The story might have ended there. But eleven years after the murder, as a young Harvard Law student, Alexandria Marzano-Lesnevich went to Louisiana to fight the death penalty. The daughter of two lawyers, she was passionately opposed to it, and eager to start the work she thought would define the rest of her life. She chose a law firm to work for—the firm, it turned out, that represented Ricky Langley, who was now facing retrials and a life sentence. She watched his confession tape, and something unexpected happened: despite what she believed, despite what she wanted to work for, she suddenly wanted Ricky to die.
What determines who we are—our ideals, or the hold the past has over us?
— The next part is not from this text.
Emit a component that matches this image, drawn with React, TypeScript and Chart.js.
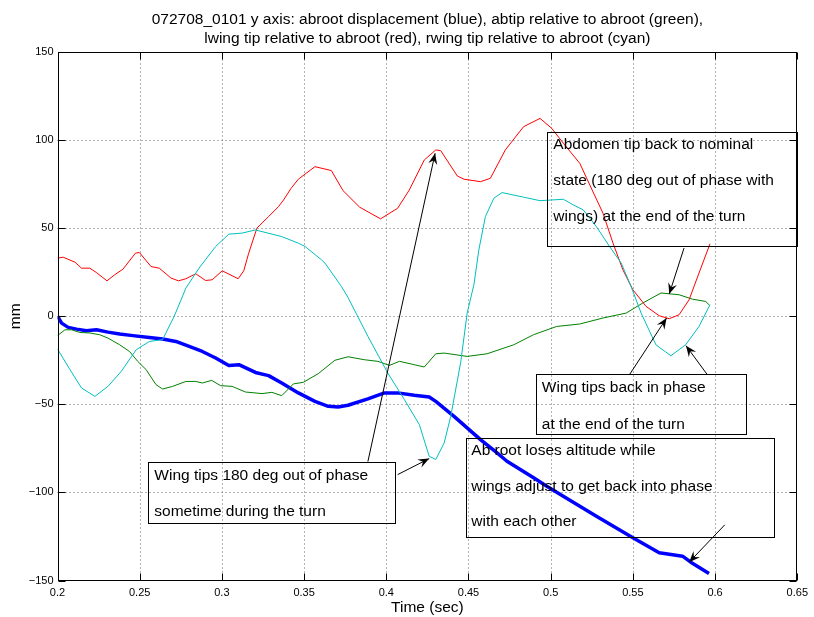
import { useEffect, useRef } from 'react';
import { Chart, registerables } from 'chart.js';

Chart.register(...registerables);

// ---------- data (time in s, displacement in mm) ----------
const abrootTime = [0.2, 0.2025, 0.2065, 0.2116, 0.2176, 0.2237, 0.2307, 0.2378, 0.2458, 0.2559, 0.2639, 0.272, 0.2801, 0.2881, 0.2962, 0.3042, 0.3103, 0.3204, 0.3284, 0.3364, 0.3465, 0.3566, 0.3647, 0.3707, 0.3767, 0.3888, 0.3989, 0.4069, 0.417, 0.4261, 0.4301, 0.4412, 0.4573, 0.4674, 0.4734, 0.4896, 0.4976, 0.5278, 0.55, 0.566, 0.5802, 0.5852, 0.5963];
const abrootMm = [0, -3.9, -6.3, -7.3, -8.2, -7.7, -9, -10.1, -11, -12, -12.9, -14.3, -17.1, -20, -23.7, -27.9, -27.5, -31.9, -33.7, -37.9, -43.5, -48.3, -51.1, -51.5, -50.5, -46.9, -43.5, -43.5, -44.9, -45.8, -48.3, -56.8, -70, -77.6, -82.3, -91.7, -96.5, -113.5, -125.7, -134.2, -136.2, -139.6, -146];

const abtipTime = [0.2, 0.2045, 0.2086, 0.2136, 0.2196, 0.2257, 0.2307, 0.2378, 0.2438, 0.2488, 0.2539, 0.2599, 0.2639, 0.27, 0.2781, 0.2841, 0.2881, 0.2938, 0.2992, 0.3062, 0.3143, 0.3244, 0.3304, 0.3364, 0.3435, 0.3495, 0.3586, 0.3687, 0.3767, 0.3868, 0.3949, 0.4019, 0.408, 0.417, 0.4231, 0.4301, 0.4352, 0.4492, 0.4613, 0.4775, 0.4895, 0.5036, 0.5177, 0.5318, 0.5459, 0.556, 0.5671, 0.5781, 0.5862, 0.5943, 0.5969];
const abtipMm = [-11, -7.7, -7.7, -9.2, -9.5, -10.5, -12.4, -16.2, -20, -25.6, -30.3, -38.8, -41.3, -39.8, -37, -37, -37.9, -36.4, -39.4, -39.8, -43, -43.9, -43.2, -45.1, -38.4, -37.5, -32.6, -25, -23, -24.7, -25.6, -27.9, -25.6, -27.5, -28.8, -21.3, -20.9, -22.8, -21.3, -16.2, -10.5, -5.8, -4.4, -1, 1.8, 7.5, 13.2, 12.2, 9.7, 8.4, 6];

const lwingTime = [0.2, 0.2035, 0.2106, 0.2146, 0.2196, 0.2237, 0.2301, 0.2347, 0.2398, 0.2474, 0.2498, 0.2569, 0.2619, 0.269, 0.2736, 0.2781, 0.2841, 0.2901, 0.2941, 0.3002, 0.3099, 0.3133, 0.3163, 0.3213, 0.3284, 0.3344, 0.3375, 0.342, 0.3465, 0.3566, 0.3666, 0.3737, 0.3838, 0.3965, 0.4069, 0.414, 0.4231, 0.4301, 0.4331, 0.4432, 0.4473, 0.4573, 0.4633, 0.4724, 0.4835, 0.4935, 0.5006, 0.5077, 0.5177, 0.5238, 0.5318, 0.5379, 0.5439, 0.55, 0.558, 0.566, 0.5721, 0.5781, 0.5842, 0.5902, 0.5969];
const lwingMm = [33, 33.5, 30.7, 27.3, 27.3, 24.8, 20.1, 23.5, 26.7, 35.8, 36.2, 28.2, 27.3, 21.7, 20.1, 21.3, 24.1, 20.3, 20.7, 25.8, 21.3, 25.8, 35.8, 50, 56.6, 62.2, 66, 72.5, 77.8, 84.9, 82.7, 71.3, 61.9, 55.3, 61.3, 71.7, 88.7, 94.4, 94, 79.6, 77.8, 76.4, 78.3, 94.4, 107.6, 112.3, 106.7, 98.2, 86.8, 74.5, 58.5, 41.5, 26.4, 15, 5.6, 0.3, -1.4, 0.85, 9.4, 24.5, 41.1];

const rwingTime = [0.2, 0.2076, 0.2146, 0.2227, 0.2307, 0.2388, 0.2479, 0.2559, 0.2639, 0.271, 0.2781, 0.2861, 0.2962, 0.3042, 0.3123, 0.3204, 0.3364, 0.3465, 0.3506, 0.3606, 0.3627, 0.3727, 0.3767, 0.3888, 0.4009, 0.411, 0.4201, 0.4261, 0.4301, 0.4352, 0.4392, 0.4452, 0.4492, 0.4533, 0.4563, 0.4603, 0.4654, 0.4704, 0.4835, 0.4935, 0.5077, 0.5137, 0.5198, 0.5278, 0.5358, 0.5429, 0.5489, 0.555, 0.564, 0.5731, 0.5821, 0.5902, 0.5969];
const rwingMm = [-18.6, -30.3, -40.7, -45.5, -39.8, -31.3, -19, -14.3, -13.3, 0, 16, 27.3, 39.6, 46.6, 47.2, 49, 45.2, 41.5, 39.6, 32, 30.2, 16.9, 10.7, -11.4, -32.2, -47.3, -61.5, -79.5, -81.3, -71.9, -56.8, -26.5, 1.8, 18, 37.7, 56.6, 67, 70.2, 67.6, 65.6, 66.4, 63.2, 60.4, 50.9, 39.6, 30.2, 16.9, 1.8, -16.2, -22.4, -16.2, -5.8, 6.5];

const xTicks = [0.2, 0.25, 0.3, 0.35, 0.4, 0.45, 0.5, 0.55, 0.6, 0.65];
const xTickLabels = ['0.2', '0.25', '0.3', '0.35', '0.4', '0.45', '0.5', '0.55', '0.6', '0.65'];
const yTicks = [-150, -100, -50, 0, 50, 100, 150];
const yTickLabels = ['\u2212150', '\u2212100', '\u221250', '0', '50', '100', '150'];

const titleLines = [
  '072708_0101 y axis: abroot displacement (blue), abtip relative to abroot (green),',
  'lwing tip relative to abroot (red), rwing tip relative to abroot (cyan)',
];
const xTitle = 'Time (sec)';
const yTitle = 'mm';

// ---------- annotations (data coordinates) ----------
const noteBoxes = [
  { x0: 0.498, y0: 104.4, x1: 0.6498, y1: 40, tx: 0.5016, ly: [97.2, 76.8, 56.4],
    lines: ['Abdomen tip back to nominal', 'state (180 deg out of phase with', 'wings) at the end of the turn'] },
  { x0: 0.4911, y0: -32.8, x1: 0.6189, y1: -66.6, tx: 0.4946, ly: [-40.7, -61.5],
    lines: ['Wing tips back in phase', 'at the end of the turn'] },
  { x0: 0.4482, y0: -68.9, x1: 0.6361, y1: -125.4, tx: 0.4517, ly: [-76.2, -96.5, -116.9],
    lines: ['Ab root loses altitude while', 'wings adjust to get back into phase', 'with each other'] },
  { x0: 0.2549, y0: -82.9, x1: 0.4053, y1: -117.6, tx: 0.2589, ly: [-90.4, -110.7],
    lines: ['Wing tips 180 deg out of phase', 'sometime during the turn'] },
];
const noteArrows = [
  { x0: 0.3888, y0: -82.5, x1: 0.4297, y1: 92.5 },
  { x0: 0.4069, y0: -89.9, x1: 0.4261, y1: -80.8 },
  { x0: 0.5811, y0: 38.7, x1: 0.5721, y1: 12.6 },
  { x0: 0.5479, y0: -33.2, x1: 0.5705, y1: -1 },
  { x0: 0.5953, y0: -33.2, x1: 0.5823, y1: -16.7 },
  { x0: 0.6059, y0: -118.4, x1: 0.5842, y1: -139.6 },
];

const FONT = "'Liberation Sans', Arial, Helvetica, sans-serif";
const TEXT_SIZE = 15.5;

const zip = (xs: number[], ys: number[]) => xs.map((x, i) => ({ x, y: ys[i] }));

const gridPlugin = {
  id: 'dottedGrid',
  beforeDatasetsDraw(chart: any) {
    const { ctx, chartArea: a, scales } = chart;
    ctx.save();
    ctx.strokeStyle = '#666';
    ctx.lineWidth = 1;
    ctx.setLineDash([1, 3]);
    ctx.beginPath();
    for (const v of xTicks.slice(1, -1)) {
      const p = Math.round(scales.x.getPixelForValue(v)) + 0.5;
      ctx.moveTo(p, a.bottom); ctx.lineTo(p, a.top);
    }
    for (const v of yTicks.slice(1, -1)) {
      const p = Math.round(scales.y.getPixelForValue(v)) + 0.5;
      ctx.moveTo(a.left, p); ctx.lineTo(a.right, p);
    }
    ctx.stroke();
    ctx.restore();
  },
};

const framePlugin = {
  id: 'matlabFrame',
  afterDatasetsDraw(chart: any) {
    const { ctx, chartArea: a, scales } = chart;
    ctx.save();
    ctx.strokeStyle = '#000';
    ctx.lineWidth = 1;
    const L = Math.round(a.left) + 0.5, R = Math.round(a.right) - 0.5;
    const T = Math.round(a.top) + 0.5, B = Math.round(a.bottom) - 0.5;
    ctx.strokeRect(L, T, R - L, B - T);
    const tl = 7;
    ctx.beginPath();
    for (const v of xTicks) {
      const p = Math.round(scales.x.getPixelForValue(v)) + 0.5;
      ctx.moveTo(p, B); ctx.lineTo(p, B - tl);
      ctx.moveTo(p, T); ctx.lineTo(p, T + tl);
    }
    for (const v of yTicks) {
      const p = Math.round(scales.y.getPixelForValue(v)) + 0.5;
      ctx.moveTo(L, p); ctx.lineTo(L + tl, p);
      ctx.moveTo(R, p); ctx.lineTo(R - tl, p);
    }
    ctx.stroke();
    ctx.restore();
  },
};

function drawArrow(ctx: CanvasRenderingContext2D, x0: number, y0: number, x1: number, y1: number) {
  ctx.beginPath();
  ctx.moveTo(x0, y0);
  ctx.lineTo(x1, y1);
  ctx.stroke();
  const ang = Math.atan2(y1 - y0, x1 - x0);
  const c = Math.cos(ang), s = Math.sin(ang);
  const L = 11, W = 4.5, N = 7;
  ctx.beginPath();
  ctx.moveTo(x1, y1);
  ctx.lineTo(x1 - L * c - W * s, y1 - L * s + W * c);
  ctx.lineTo(x1 - N * c, y1 - N * s);
  ctx.lineTo(x1 - L * c + W * s, y1 - L * s - W * c);
  ctx.closePath();
  ctx.fill();
}

const notesPlugin = {
  id: 'notes',
  afterDraw(chart: any) {
    const { ctx, scales } = chart;
    const px = (v: number) => scales.x.getPixelForValue(v);
    const py = (v: number) => scales.y.getPixelForValue(v);
    ctx.save();
    ctx.fillStyle = '#000';
    ctx.font = `${TEXT_SIZE}px ${FONT}`;
    ctx.textAlign = 'center';
    ctx.textBaseline = 'middle';
    const cx = (chart.chartArea.left + chart.chartArea.right) / 2;
    ctx.fillText(titleLines[0], cx, 19.5);
    ctx.fillText(titleLines[1], cx, 38.5);
    ctx.strokeStyle = '#000';
    ctx.lineWidth = 1;
    ctx.textAlign = 'left';
    for (const b of noteBoxes) {
      const l = Math.round(px(b.x0)) + 0.5, r = Math.round(px(b.x1)) + 0.5;
      const t = Math.round(py(b.y0)) + 0.5, bt = Math.round(py(b.y1)) + 0.5;
      ctx.strokeRect(l, t, r - l, bt - t);
      b.lines.forEach((line, i) => ctx.fillText(line, px(b.tx), py(b.ly[i])));
    }
    for (const a of noteArrows) {
      drawArrow(ctx, px(a.x0), py(a.y0), px(a.x1), py(a.y1));
    }
    ctx.restore();
  },
};

export default function App() {
  const ref = useRef<HTMLCanvasElement | null>(null);
  useEffect(() => {
    if (!ref.current) return;
    Chart.defaults.font.family = FONT;
    Chart.defaults.color = '#000';
    const chart = new Chart(ref.current, {
      type: 'line',
      data: {
        datasets: [
          { label: 'abroot', data: zip(abrootTime, abrootMm), borderColor: '#0000ff', borderWidth: 3.5, order: 4 },
          { label: 'abtip', data: zip(abtipTime, abtipMm), borderColor: '#008000', borderWidth: 1, order: 3 },
          { label: 'lwing', data: zip(lwingTime, lwingMm), borderColor: '#ff0000', borderWidth: 1, order: 2 },
          { label: 'rwing', data: zip(rwingTime, rwingMm), borderColor: '#00bfbf', borderWidth: 1, order: 1 },
        ].map((d) => ({ ...d, pointRadius: 0, tension: 0, fill: false, borderJoinStyle: 'round' as const })),
      },
      options: {
        animation: false,
        responsive: false,
        devicePixelRatio: 1,
        layout: { padding: { left: 0, top: 52, right: 11.5, bottom: 0 } },
        plugins: { legend: { display: false }, tooltip: { enabled: false }, title: { display: false } },
        scales: {
          x: {
            type: 'linear',
            min: 0.2,
            max: 0.65,
            afterBuildTicks: (s: any) => { s.ticks = xTicks.map((v) => ({ value: v })); },
            afterFit: (s: any) => { s.height = 36.5; },
            ticks: {
              font: { size: 11 },
              padding: 6,
              maxRotation: 0,
              autoSkip: false,
              callback: (v: any) => { const i = xTicks.findIndex((t) => Math.abs(t - v) < 1e-9); return i >= 0 ? xTickLabels[i] : ''; },
            },
            grid: { display: false, drawTicks: false },
            border: { display: false },
            title: { display: true, text: xTitle, font: { size: TEXT_SIZE }, padding: { top: 0, bottom: 0 } },
          },
          y: {
            type: 'linear',
            min: -150,
            max: 150,
            afterBuildTicks: (s: any) => { s.ticks = yTicks.map((v) => ({ value: v })); },
            afterFit: (s: any) => { s.width = 57.5; },
            ticks: {
              font: { size: 11 },
              padding: 4,
              autoSkip: false,
              callback: (v: any) => { const i = yTicks.indexOf(v); return i >= 0 ? yTickLabels[i] : ''; },
            },
            grid: { display: false, drawTicks: false },
            border: { display: false },
            title: { display: true, text: yTitle, font: { size: TEXT_SIZE }, padding: { top: 6, bottom: 0 } },
          },
        },
      } as any,
      plugins: [gridPlugin, framePlugin, notesPlugin],
    });
    return () => chart.destroy();
  }, []);
  return (
    <div style={{ position: 'fixed', left: 0, top: 0, width: 814, height: 617, background: '#fff' }}>
      <canvas ref={ref} width={814} height={617} style={{ width: 814, height: 617, display: 'block' }} />
    </div>
  );
}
Years after first watching the confession tape, Marzano-Lesnevich set out to re-investigate the murder. She thought she’d solve the mystery of her reaction. But instead, she uncovered more mysteries—about the past, the people who’d lived it, about Langley, and about her own family.
An IN COLD BLOOD for the memoir age, as addictive as Serial and the Making of a Murderer but told with the intimacy of memoir, THE FACT OF A BODY will make you feel, make you think, and keep you up at night, turning its pages.
• Why do you think Alexandria chose to include her own life with Ricky Langley’s, and Ricky’s along with her own, rather than writing a more straightforward memoir or a journalistic examination of Ricky’s life and crimes? Do you think this structure worked, or would you have preferred a simpler structure?
• The Fact of a Body uses time in an unusual way. The book begins with Ricky Langley murdering Jeremy Guillory. But then, in Part Two, it goes back in time to before Ricky’s birth and tells of his childhood and young adulthood, until reaching the murder again and continuing on to the court cases. How did that structure impact your experience of reading the book? Did your feelings about the murder change at all the second time through?
• Growing up, Alexandria and her sisters are abused by their grandfather—yet in the book, Alexandria chooses not to reveal the abuse for the first few chapters, focusing on other aspects of the family’s life. Why do you think she chose to delay this information?
• Iowa, Louisiana, is described as a place people try, and fail, to leave the past behind. In what other ways do people in the book struggle to leave the past behind? Does anyone succeed? What does success look like?
• Do you think pedophilia is a mental disorder? What should be done with people like Ricky Langley? What about people like Alexandria’s grandfather?
• Both Ricky Langley and Alexandria’s grandfather were pedophiles, yet their crimes were treated very differently. What do you think contributed to this difference?
• What is the role of silence in the events that happen in The Fact of a Body? In Ricky Langley’s life? In Alexandria’s life? In what way is the book a response to silence?
• What’s different about the way Alexandria approached discovering Ricky Langley’s story, versus the way his story was told in courts of law? Did that difference impact the way you felt about him or his crimes?
• Alexandria writes that forgiveness isn’t the right word to describe how she relates to the memory of her grandparents. Yet she also tells her grandparents she loves them. Lorilei Guillory says she doesn’t forgive Ricky Langley, but that she doesn’t want him to die. What does forgiveness mean to you?
• A lot in The Fact of a Body remains unknown—even unknowable. What does the book suggest about how we live with what cannot be resolved? Have you found that to be true in your own life?
• Alexandria writes that what you think about Ricky Langley may have more to do with who you are than with what he did. What does this mean? In what ways is it illustrated in the book? Do you think it’s true?